◆ EXERCISE OBJECTIVE
Everything in the listing except the pictures should be written out exactly.

◆ SOURCE EXCERPT
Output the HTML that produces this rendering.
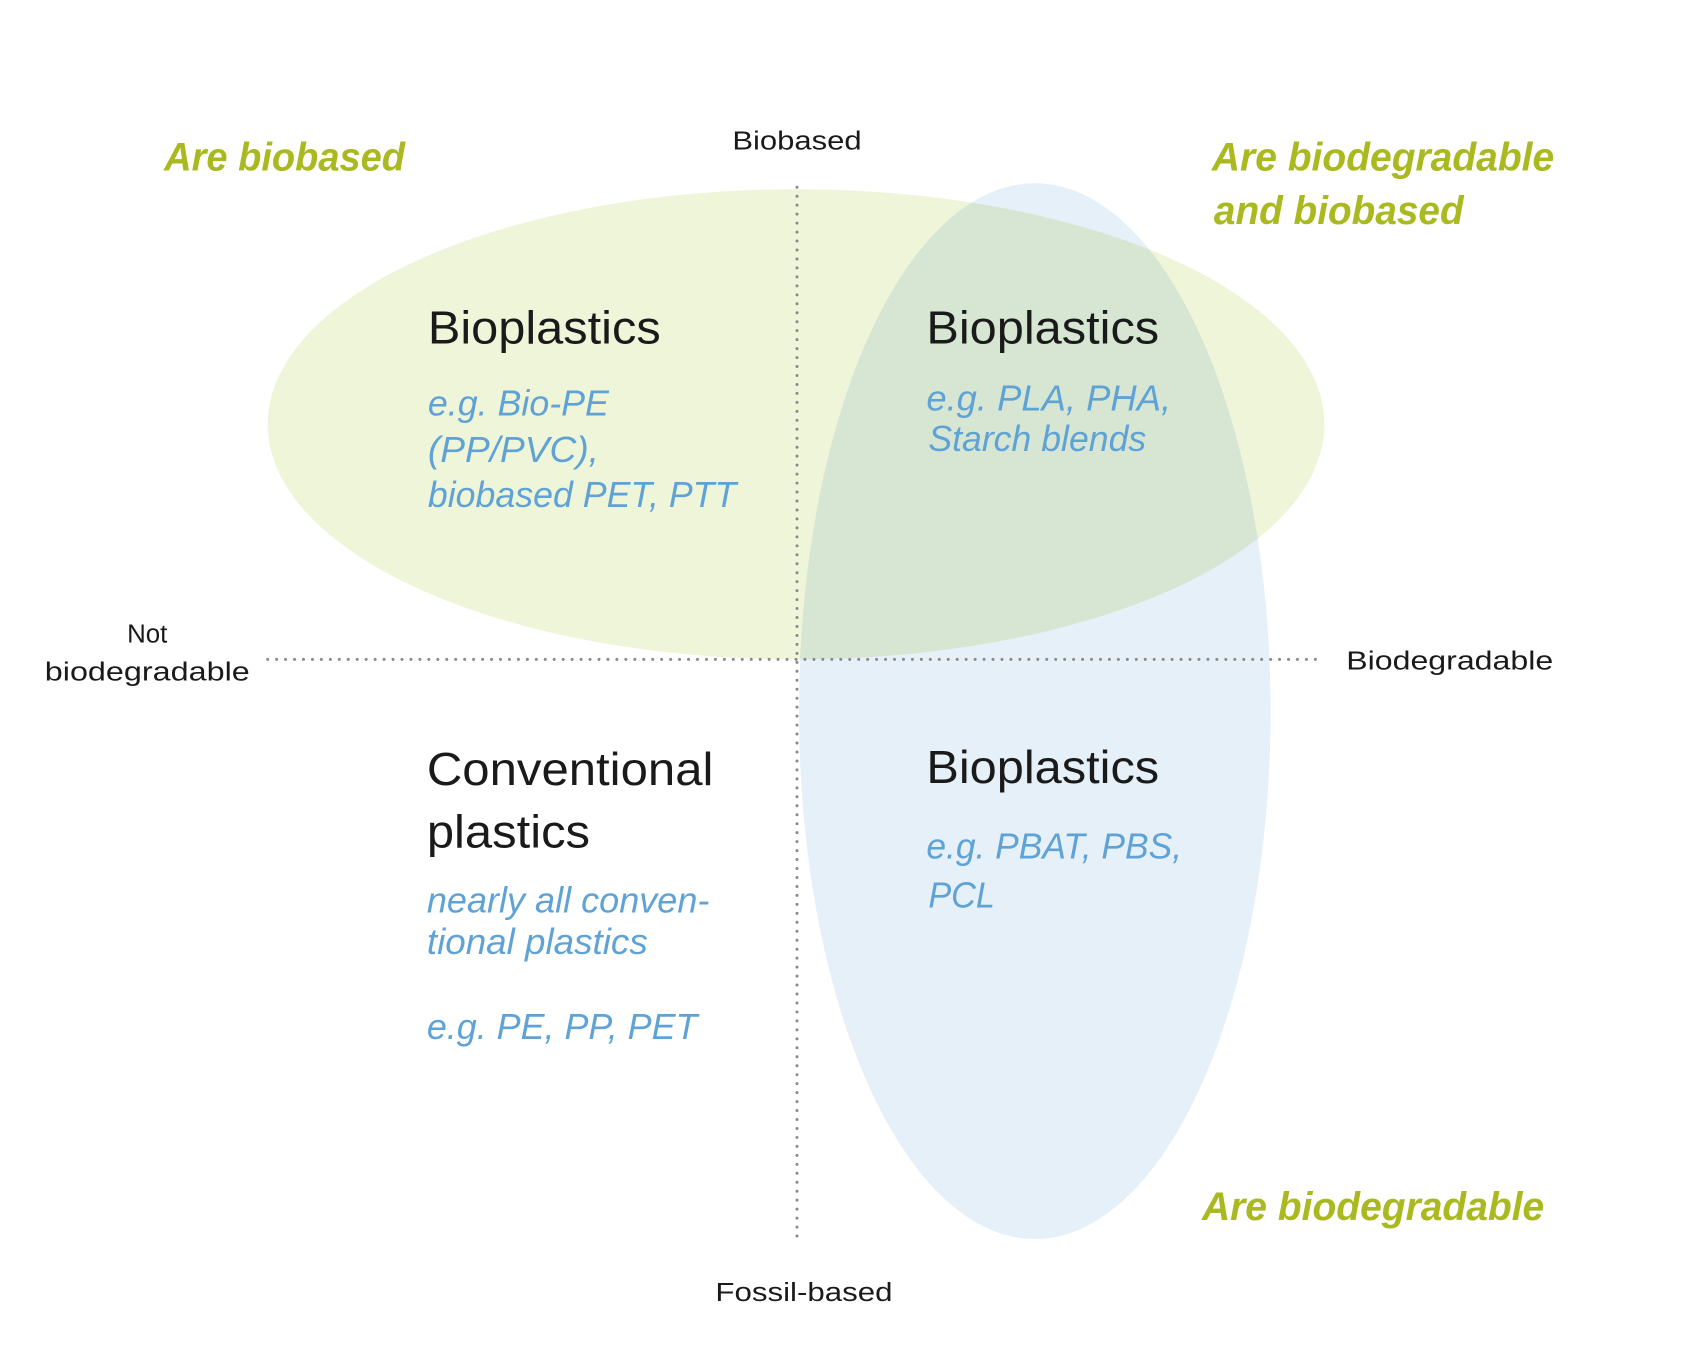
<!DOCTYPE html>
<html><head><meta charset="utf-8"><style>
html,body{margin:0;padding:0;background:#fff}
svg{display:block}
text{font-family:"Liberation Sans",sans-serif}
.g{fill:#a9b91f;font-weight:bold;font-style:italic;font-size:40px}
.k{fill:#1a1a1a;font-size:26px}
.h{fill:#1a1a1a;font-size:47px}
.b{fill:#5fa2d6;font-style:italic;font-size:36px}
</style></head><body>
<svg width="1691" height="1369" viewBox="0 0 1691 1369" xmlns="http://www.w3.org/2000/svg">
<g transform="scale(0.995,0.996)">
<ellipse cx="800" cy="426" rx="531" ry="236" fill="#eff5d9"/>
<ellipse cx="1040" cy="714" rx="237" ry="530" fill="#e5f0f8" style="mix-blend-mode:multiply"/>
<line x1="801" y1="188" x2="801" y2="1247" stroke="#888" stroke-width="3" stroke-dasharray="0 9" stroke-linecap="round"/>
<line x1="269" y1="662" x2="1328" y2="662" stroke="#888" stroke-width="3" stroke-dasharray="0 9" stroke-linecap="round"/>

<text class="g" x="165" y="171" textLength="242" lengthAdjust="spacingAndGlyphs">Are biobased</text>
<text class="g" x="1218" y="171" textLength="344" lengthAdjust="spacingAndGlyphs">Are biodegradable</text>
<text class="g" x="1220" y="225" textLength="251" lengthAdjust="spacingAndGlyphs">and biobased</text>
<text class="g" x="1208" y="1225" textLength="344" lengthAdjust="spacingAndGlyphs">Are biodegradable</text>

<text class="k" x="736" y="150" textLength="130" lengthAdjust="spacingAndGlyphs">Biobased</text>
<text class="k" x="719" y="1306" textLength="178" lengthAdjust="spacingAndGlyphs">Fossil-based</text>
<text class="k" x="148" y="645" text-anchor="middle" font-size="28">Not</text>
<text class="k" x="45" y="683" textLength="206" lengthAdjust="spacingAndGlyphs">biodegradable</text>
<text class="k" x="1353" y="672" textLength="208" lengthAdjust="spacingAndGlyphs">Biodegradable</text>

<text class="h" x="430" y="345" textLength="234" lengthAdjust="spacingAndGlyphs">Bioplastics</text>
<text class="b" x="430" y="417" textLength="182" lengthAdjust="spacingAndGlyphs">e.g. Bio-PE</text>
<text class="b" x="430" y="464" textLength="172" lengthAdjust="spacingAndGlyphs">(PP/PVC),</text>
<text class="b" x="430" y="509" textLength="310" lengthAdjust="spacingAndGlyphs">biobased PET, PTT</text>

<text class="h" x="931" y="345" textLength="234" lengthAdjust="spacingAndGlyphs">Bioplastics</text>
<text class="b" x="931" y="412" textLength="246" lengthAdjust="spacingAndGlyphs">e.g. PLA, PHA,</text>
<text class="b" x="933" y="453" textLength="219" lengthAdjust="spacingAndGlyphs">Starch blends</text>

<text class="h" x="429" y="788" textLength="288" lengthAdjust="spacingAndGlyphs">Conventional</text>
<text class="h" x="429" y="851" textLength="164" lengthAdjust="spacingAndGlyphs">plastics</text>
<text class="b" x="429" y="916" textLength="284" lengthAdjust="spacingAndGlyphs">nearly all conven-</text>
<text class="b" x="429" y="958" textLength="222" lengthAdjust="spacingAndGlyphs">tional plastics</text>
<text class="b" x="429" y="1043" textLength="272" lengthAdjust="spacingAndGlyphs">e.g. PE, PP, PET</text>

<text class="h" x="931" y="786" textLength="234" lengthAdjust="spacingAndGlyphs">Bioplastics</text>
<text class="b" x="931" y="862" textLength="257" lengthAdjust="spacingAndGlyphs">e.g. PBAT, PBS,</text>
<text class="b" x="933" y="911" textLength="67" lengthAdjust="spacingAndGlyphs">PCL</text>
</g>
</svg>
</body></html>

◆ OUTPUT OF THE TASK
Output the HTML that produces this rendering.
<!DOCTYPE html>
<html><head><meta charset="utf-8"><style>
html,body{margin:0;padding:0;background:#fff}
svg{display:block}
text{font-family:"Liberation Sans",sans-serif}
.g{fill:#a9b91f;font-weight:bold;font-style:italic;font-size:40px}
.k{fill:#1a1a1a;font-size:26px}
.h{fill:#1a1a1a;font-size:47px}
.b{fill:#5fa2d6;font-style:italic;font-size:36px}
</style></head><body>
<svg width="1691" height="1369" viewBox="0 0 1691 1369" xmlns="http://www.w3.org/2000/svg">
<g transform="scale(0.995,0.996)">
<ellipse cx="800" cy="426" rx="531" ry="236" fill="#eff5d9"/>
<ellipse cx="1040" cy="714" rx="237" ry="530" fill="#e5f0f8" style="mix-blend-mode:multiply"/>
<line x1="801" y1="188" x2="801" y2="1247" stroke="#888" stroke-width="3" stroke-dasharray="0 9" stroke-linecap="round"/>
<line x1="269" y1="662" x2="1328" y2="662" stroke="#888" stroke-width="3" stroke-dasharray="0 9" stroke-linecap="round"/>

<text class="g" x="165" y="171" textLength="242" lengthAdjust="spacingAndGlyphs">Are biobased</text>
<text class="g" x="1218" y="171" textLength="344" lengthAdjust="spacingAndGlyphs">Are biodegradable</text>
<text class="g" x="1220" y="225" textLength="251" lengthAdjust="spacingAndGlyphs">and biobased</text>
<text class="g" x="1208" y="1225" textLength="344" lengthAdjust="spacingAndGlyphs">Are biodegradable</text>

<text class="k" x="736" y="150" textLength="130" lengthAdjust="spacingAndGlyphs">Biobased</text>
<text class="k" x="719" y="1306" textLength="178" lengthAdjust="spacingAndGlyphs">Fossil-based</text>
<text class="k" x="148" y="645" text-anchor="middle" font-size="28">Not</text>
<text class="k" x="45" y="683" textLength="206" lengthAdjust="spacingAndGlyphs">biodegradable</text>
<text class="k" x="1353" y="672" textLength="208" lengthAdjust="spacingAndGlyphs">Biodegradable</text>

<text class="h" x="430" y="345" textLength="234" lengthAdjust="spacingAndGlyphs">Bioplastics</text>
<text class="b" x="430" y="417" textLength="182" lengthAdjust="spacingAndGlyphs">e.g. Bio-PE</text>
<text class="b" x="430" y="464" textLength="172" lengthAdjust="spacingAndGlyphs">(PP/PVC),</text>
<text class="b" x="430" y="509" textLength="310" lengthAdjust="spacingAndGlyphs">biobased PET, PTT</text>

<text class="h" x="931" y="345" textLength="234" lengthAdjust="spacingAndGlyphs">Bioplastics</text>
<text class="b" x="931" y="412" textLength="246" lengthAdjust="spacingAndGlyphs">e.g. PLA, PHA,</text>
<text class="b" x="933" y="453" textLength="219" lengthAdjust="spacingAndGlyphs">Starch blends</text>

<text class="h" x="429" y="788" textLength="288" lengthAdjust="spacingAndGlyphs">Conventional</text>
<text class="h" x="429" y="851" textLength="164" lengthAdjust="spacingAndGlyphs">plastics</text>
<text class="b" x="429" y="916" textLength="284" lengthAdjust="spacingAndGlyphs">nearly all conven-</text>
<text class="b" x="429" y="958" textLength="222" lengthAdjust="spacingAndGlyphs">tional plastics</text>
<text class="b" x="429" y="1043" textLength="272" lengthAdjust="spacingAndGlyphs">e.g. PE, PP, PET</text>

<text class="h" x="931" y="786" textLength="234" lengthAdjust="spacingAndGlyphs">Bioplastics</text>
<text class="b" x="931" y="862" textLength="257" lengthAdjust="spacingAndGlyphs">e.g. PBAT, PBS,</text>
<text class="b" x="933" y="911" textLength="67" lengthAdjust="spacingAndGlyphs">PCL</text>
</g>
</svg>
</body></html>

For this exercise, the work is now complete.